Park Board President Liz Wielinski announced Monday that she'd asked park staff to look into the process for changing the name.

The Park Board wants to know by Sept. 3 whether they have options to change the name through state action.

New evidence surfaced in recent years that the board voted in 1890 to change the name to a Dakota Indian name — a change that didn't stick — and that there could be some new procedures to allow for changing the name now.

The board had been advised in 2011 it couldn't make the change on its own and that there were limited options at the state level.

State law sets a process for local voters to petition their county board for a name change, such as those they find objectionable.

But the Park Board was told at the time that the commissioner of the state Department of Natural Resources — who made the ultimate decision — was barred by law from changing the name of a lake or a park after it exists for 40 years.

However, state officials now say they believe that time restriction might not apply in this instance.

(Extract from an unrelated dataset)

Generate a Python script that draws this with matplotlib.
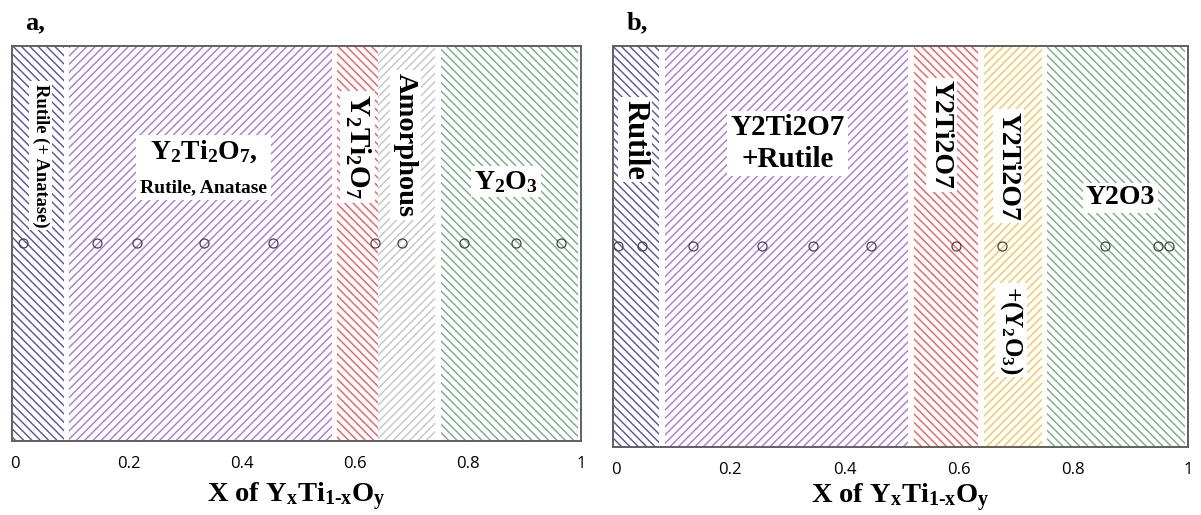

The commissioner may still change lake names, but would likely require some kind of local process, such as a vote, that shows local buy-in for the new name.

That's the opinion of Pete Boulay, who handles such matters for the state DNR.

He also said that despite a state constitutional ban against the Legislature naming waters, it is still possible for legislators to strip a lake of its name while leaving locals to decide on a new name.

That procedure was used in 1995 when the Legislature barred the use of "squaw" in Minnesota geographic names.

Minneapolis leaders have wrestled with renaming Lake Calhoun for decades, but the efforts have generally died out.

Calhoun was the U.S. Secretary of War who dispatched federal troops to build Fort Snelling at the confluence of the Minnesota and Mississippi rivers.

He also served as vice president and represented South Carolina in Congress, where he said slavery was beneficial to those enslaved because he said it gave them a better life than they'd otherwise have.

Calhoun died before the Civil War after a career in which he became the leading defender of slavery in a state that was a hotbed of secessionist fever.

A statue of Calhoun was vandalized Monday in downtown Charleston, S.C., where the shootings occurred.

News reports say the vandals spray-painted "Black Lives Matter" on the sculpture.

One walker at Lake Calhoun on Tuesday, Travis Anderson, said he's probably in favor of changing the name.

"His legacy isn't necessarily one that America should be really proud of," said Anderson, a Minneapolis resident.

Another resident, Chelsea Waters, said she'd never thought about the name of the lake in the context of a historical figure.

According to contemporary news accounts, the Park Board voted in 1890 to change the name to Lake Mendoza, also called Medoza. That has been translated as Lake of the Cranes or Loons.

But as predicted in an accompanying Minneapolis Tribune editorial, the change didn't stick.

"After a whole generation has known a lake, a mountain or a river by some particular name, that name will cling to it forever more," the paper wrote.

Boulay said that the U.S. Board of Geographic Names didn't adopt the name, although it does list the original Dakota name, Mde Maka Ska, as a variant.

Park Commissioner Brad Bourn has been an ardent proponent of doing away with Calhoun's name for the lake.

"History evolves and Minneapolis has examples of that. Martin Luther King is an example of that," Bourn said. "It used to be Nicollet Field."

He said that although Fort Snelling was a big part of Minnesota history, "it served in a lot of people's eyes as a concentration camp for native people … From any cultural lens, we've moved on and we're a better people now."

Moving beyond the lake itself, any name change could create a ripple effect.

At least four Minneapolis neighborhoods take their names from the lake, as do a parkway and several commercial buildings, such as Calhoun Square.

Unlike the lake itself, the Park Board has undisputed power to unilaterally rename the parkway around the lake or the park that surrounds it.

In 1997, the Minnehaha Creek Watershed District named three stormwater settling ponds on parkland southwest of the lake Med'oza Ponds.